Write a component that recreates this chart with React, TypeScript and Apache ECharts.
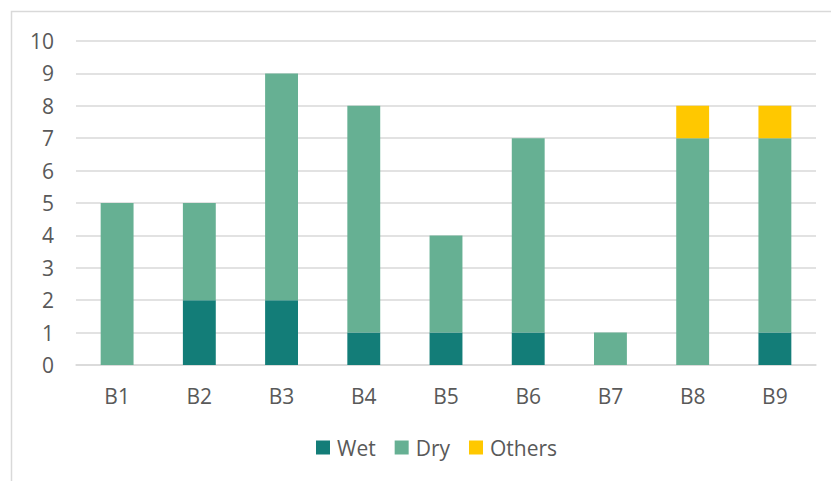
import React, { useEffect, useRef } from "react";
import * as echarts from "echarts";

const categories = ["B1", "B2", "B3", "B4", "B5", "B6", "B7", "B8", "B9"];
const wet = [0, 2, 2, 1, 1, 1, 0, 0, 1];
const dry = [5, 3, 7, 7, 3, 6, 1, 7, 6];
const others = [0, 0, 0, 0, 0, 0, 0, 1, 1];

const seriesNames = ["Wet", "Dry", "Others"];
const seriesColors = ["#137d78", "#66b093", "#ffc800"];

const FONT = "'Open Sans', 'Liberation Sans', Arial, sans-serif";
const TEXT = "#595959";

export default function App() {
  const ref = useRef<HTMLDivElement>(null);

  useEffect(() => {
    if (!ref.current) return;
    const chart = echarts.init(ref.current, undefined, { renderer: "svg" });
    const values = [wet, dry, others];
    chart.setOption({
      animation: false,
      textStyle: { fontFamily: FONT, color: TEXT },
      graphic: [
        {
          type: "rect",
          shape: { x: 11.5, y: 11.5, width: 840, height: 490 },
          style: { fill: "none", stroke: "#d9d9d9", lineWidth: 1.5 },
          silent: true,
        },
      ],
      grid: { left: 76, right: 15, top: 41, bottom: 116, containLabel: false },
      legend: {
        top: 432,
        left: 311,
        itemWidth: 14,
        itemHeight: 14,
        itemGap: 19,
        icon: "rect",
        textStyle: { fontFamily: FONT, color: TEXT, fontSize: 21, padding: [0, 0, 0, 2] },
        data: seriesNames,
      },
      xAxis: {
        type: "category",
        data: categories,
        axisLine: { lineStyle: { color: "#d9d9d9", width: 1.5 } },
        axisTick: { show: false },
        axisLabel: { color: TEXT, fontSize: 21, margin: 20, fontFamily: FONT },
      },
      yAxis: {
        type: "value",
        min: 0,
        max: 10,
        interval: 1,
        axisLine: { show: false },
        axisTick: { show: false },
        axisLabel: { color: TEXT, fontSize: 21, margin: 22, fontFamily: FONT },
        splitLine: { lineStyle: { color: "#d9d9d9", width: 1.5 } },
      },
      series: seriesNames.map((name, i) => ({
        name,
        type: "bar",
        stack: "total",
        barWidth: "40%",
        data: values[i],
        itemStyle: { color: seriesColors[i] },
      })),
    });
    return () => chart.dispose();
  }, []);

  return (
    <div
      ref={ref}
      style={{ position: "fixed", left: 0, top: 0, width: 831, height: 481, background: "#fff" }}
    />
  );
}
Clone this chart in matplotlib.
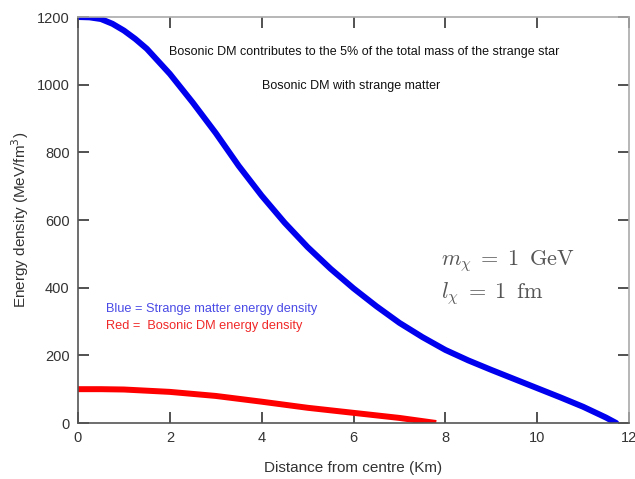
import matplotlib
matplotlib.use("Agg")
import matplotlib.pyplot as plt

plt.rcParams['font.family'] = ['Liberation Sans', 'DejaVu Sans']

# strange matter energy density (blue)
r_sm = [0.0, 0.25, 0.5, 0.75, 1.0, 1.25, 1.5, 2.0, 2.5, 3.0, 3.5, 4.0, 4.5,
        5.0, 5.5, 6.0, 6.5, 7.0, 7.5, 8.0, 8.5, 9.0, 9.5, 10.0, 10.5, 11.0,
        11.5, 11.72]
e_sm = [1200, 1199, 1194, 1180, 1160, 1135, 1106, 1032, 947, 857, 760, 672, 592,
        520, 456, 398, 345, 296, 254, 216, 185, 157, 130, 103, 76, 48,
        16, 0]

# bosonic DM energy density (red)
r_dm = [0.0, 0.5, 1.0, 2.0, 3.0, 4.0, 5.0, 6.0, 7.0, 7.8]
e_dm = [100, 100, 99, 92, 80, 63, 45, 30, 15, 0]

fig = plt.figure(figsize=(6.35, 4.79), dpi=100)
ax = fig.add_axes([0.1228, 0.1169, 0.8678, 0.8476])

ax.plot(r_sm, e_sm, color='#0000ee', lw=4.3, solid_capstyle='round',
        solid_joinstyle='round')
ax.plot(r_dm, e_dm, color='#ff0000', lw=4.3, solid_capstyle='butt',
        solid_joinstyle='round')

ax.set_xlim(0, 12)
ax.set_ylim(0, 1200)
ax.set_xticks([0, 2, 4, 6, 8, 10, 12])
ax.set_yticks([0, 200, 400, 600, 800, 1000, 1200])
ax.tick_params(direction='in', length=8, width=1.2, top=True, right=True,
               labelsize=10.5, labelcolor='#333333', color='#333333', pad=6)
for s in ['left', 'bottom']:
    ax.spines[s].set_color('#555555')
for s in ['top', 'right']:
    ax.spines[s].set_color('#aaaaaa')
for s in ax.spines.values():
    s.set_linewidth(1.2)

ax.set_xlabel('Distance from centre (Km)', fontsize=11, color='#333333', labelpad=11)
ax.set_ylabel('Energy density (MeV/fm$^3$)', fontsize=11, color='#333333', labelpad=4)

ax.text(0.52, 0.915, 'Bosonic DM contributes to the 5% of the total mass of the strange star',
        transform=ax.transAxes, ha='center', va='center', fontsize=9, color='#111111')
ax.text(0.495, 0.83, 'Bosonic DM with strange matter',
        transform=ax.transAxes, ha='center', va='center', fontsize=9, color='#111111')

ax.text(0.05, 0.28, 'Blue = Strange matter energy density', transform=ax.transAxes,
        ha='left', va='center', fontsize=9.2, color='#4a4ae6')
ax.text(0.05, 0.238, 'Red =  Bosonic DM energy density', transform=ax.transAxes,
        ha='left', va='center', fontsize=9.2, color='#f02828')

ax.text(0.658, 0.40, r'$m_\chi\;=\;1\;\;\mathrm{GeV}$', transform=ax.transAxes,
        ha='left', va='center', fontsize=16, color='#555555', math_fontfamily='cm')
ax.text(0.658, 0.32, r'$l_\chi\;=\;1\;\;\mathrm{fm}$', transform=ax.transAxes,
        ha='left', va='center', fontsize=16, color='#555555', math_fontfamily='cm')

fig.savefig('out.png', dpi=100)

EXERCISE REQUIREMENTS: Return the lines exactly as they stand, from the start of the entries through the line holding "const ref = useRef<HTMLDivElement>(null);"; omit the pictures.

CORRECT ANSWER:
Write a component that recreates this chart with React, TypeScript and Apache ECharts.
import React, { useEffect, useRef } from "react";
import * as echarts from "echarts";

const categories = ["B1", "B2", "B3", "B4", "B5", "B6", "B7", "B8", "B9"];
const wet = [0, 2, 2, 1, 1, 1, 0, 0, 1];
const dry = [5, 3, 7, 7, 3, 6, 1, 7, 6];
const others = [0, 0, 0, 0, 0, 0, 0, 1, 1];

const seriesNames = ["Wet", "Dry", "Others"];
const seriesColors = ["#137d78", "#66b093", "#ffc800"];

const FONT = "'Open Sans', 'Liberation Sans', Arial, sans-serif";
const TEXT = "#595959";

export default function App() {
  const ref = useRef<HTMLDivElement>(null);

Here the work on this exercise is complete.